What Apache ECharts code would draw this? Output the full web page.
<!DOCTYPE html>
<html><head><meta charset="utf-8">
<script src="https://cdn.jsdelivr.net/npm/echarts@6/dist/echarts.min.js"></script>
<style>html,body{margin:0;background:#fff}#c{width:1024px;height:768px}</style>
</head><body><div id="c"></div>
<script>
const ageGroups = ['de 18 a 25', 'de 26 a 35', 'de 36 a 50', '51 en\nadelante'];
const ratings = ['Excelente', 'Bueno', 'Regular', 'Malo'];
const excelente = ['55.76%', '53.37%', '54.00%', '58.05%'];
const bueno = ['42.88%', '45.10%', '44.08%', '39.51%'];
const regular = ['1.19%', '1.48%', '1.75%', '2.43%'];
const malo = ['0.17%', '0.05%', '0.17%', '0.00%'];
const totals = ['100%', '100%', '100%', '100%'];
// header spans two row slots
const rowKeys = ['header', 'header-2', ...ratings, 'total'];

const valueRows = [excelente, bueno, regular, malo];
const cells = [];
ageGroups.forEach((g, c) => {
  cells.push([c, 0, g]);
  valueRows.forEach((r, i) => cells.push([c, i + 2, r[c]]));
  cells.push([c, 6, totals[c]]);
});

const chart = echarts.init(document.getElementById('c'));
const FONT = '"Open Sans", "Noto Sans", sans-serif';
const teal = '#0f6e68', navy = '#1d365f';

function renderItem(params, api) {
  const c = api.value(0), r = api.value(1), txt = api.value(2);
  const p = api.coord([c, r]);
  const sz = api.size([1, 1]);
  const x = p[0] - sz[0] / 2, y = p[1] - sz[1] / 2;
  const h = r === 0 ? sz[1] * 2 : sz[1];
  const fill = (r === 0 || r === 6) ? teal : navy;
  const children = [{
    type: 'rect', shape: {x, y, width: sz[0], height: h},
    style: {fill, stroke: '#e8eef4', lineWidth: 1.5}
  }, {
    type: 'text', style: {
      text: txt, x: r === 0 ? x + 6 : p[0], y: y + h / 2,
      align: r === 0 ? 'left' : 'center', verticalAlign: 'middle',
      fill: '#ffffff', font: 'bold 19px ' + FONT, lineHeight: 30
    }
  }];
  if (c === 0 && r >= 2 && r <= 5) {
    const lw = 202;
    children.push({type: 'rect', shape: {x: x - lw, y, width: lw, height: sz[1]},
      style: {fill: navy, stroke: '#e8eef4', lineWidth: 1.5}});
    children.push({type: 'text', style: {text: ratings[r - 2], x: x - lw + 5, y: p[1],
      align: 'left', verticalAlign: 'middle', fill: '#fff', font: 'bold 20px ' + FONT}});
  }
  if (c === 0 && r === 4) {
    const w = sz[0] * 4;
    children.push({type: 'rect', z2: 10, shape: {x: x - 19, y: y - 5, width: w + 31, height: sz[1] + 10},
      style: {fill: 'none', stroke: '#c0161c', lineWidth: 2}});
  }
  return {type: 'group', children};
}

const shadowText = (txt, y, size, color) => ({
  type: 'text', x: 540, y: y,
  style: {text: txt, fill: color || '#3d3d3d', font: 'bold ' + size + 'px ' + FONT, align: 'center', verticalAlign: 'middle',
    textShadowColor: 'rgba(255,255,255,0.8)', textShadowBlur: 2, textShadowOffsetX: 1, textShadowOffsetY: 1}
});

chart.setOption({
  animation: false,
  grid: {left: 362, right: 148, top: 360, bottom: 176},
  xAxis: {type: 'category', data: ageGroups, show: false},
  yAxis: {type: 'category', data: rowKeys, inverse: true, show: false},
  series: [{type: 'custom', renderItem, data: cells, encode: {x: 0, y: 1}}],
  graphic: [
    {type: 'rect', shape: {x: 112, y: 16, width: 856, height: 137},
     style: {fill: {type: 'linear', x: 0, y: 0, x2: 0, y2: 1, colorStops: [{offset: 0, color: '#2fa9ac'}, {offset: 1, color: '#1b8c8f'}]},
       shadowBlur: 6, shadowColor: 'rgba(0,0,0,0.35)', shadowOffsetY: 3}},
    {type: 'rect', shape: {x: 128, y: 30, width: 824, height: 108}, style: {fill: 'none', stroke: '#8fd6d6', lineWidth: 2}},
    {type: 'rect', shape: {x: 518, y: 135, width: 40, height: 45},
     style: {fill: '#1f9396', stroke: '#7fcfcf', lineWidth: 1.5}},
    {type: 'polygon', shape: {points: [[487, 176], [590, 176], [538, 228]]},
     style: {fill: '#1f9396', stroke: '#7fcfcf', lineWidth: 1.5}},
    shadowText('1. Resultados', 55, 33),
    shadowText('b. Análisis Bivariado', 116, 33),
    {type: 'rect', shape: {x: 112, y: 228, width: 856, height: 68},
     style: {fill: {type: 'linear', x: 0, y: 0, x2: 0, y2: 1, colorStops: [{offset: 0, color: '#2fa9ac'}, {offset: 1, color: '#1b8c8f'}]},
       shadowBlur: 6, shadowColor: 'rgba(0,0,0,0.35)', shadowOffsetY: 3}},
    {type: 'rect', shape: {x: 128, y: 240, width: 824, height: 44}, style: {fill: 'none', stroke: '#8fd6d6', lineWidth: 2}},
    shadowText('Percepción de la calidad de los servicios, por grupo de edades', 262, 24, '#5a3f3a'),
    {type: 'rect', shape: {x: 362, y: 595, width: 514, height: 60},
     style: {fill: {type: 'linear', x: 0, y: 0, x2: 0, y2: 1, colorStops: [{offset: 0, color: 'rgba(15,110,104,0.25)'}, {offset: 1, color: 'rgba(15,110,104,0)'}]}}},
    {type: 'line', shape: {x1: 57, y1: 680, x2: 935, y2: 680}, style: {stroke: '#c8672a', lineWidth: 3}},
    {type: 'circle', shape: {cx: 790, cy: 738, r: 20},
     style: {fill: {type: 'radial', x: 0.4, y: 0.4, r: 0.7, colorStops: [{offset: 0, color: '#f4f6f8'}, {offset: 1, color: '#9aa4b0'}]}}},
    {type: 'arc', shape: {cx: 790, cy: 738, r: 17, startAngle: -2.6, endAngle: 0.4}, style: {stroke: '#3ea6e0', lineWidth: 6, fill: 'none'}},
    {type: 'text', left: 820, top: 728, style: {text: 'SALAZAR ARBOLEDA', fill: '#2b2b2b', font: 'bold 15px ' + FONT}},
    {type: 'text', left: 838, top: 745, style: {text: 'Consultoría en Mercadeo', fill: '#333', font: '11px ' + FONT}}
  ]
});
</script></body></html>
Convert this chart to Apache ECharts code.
- - - - - - -
▸ BRIEF
Read through the lines above and collect those that contain the string "this".

▸ SOLVED PROBLEM
What Apache ECharts code would draw this? Output the full web page.
Convert this chart to Apache ECharts code.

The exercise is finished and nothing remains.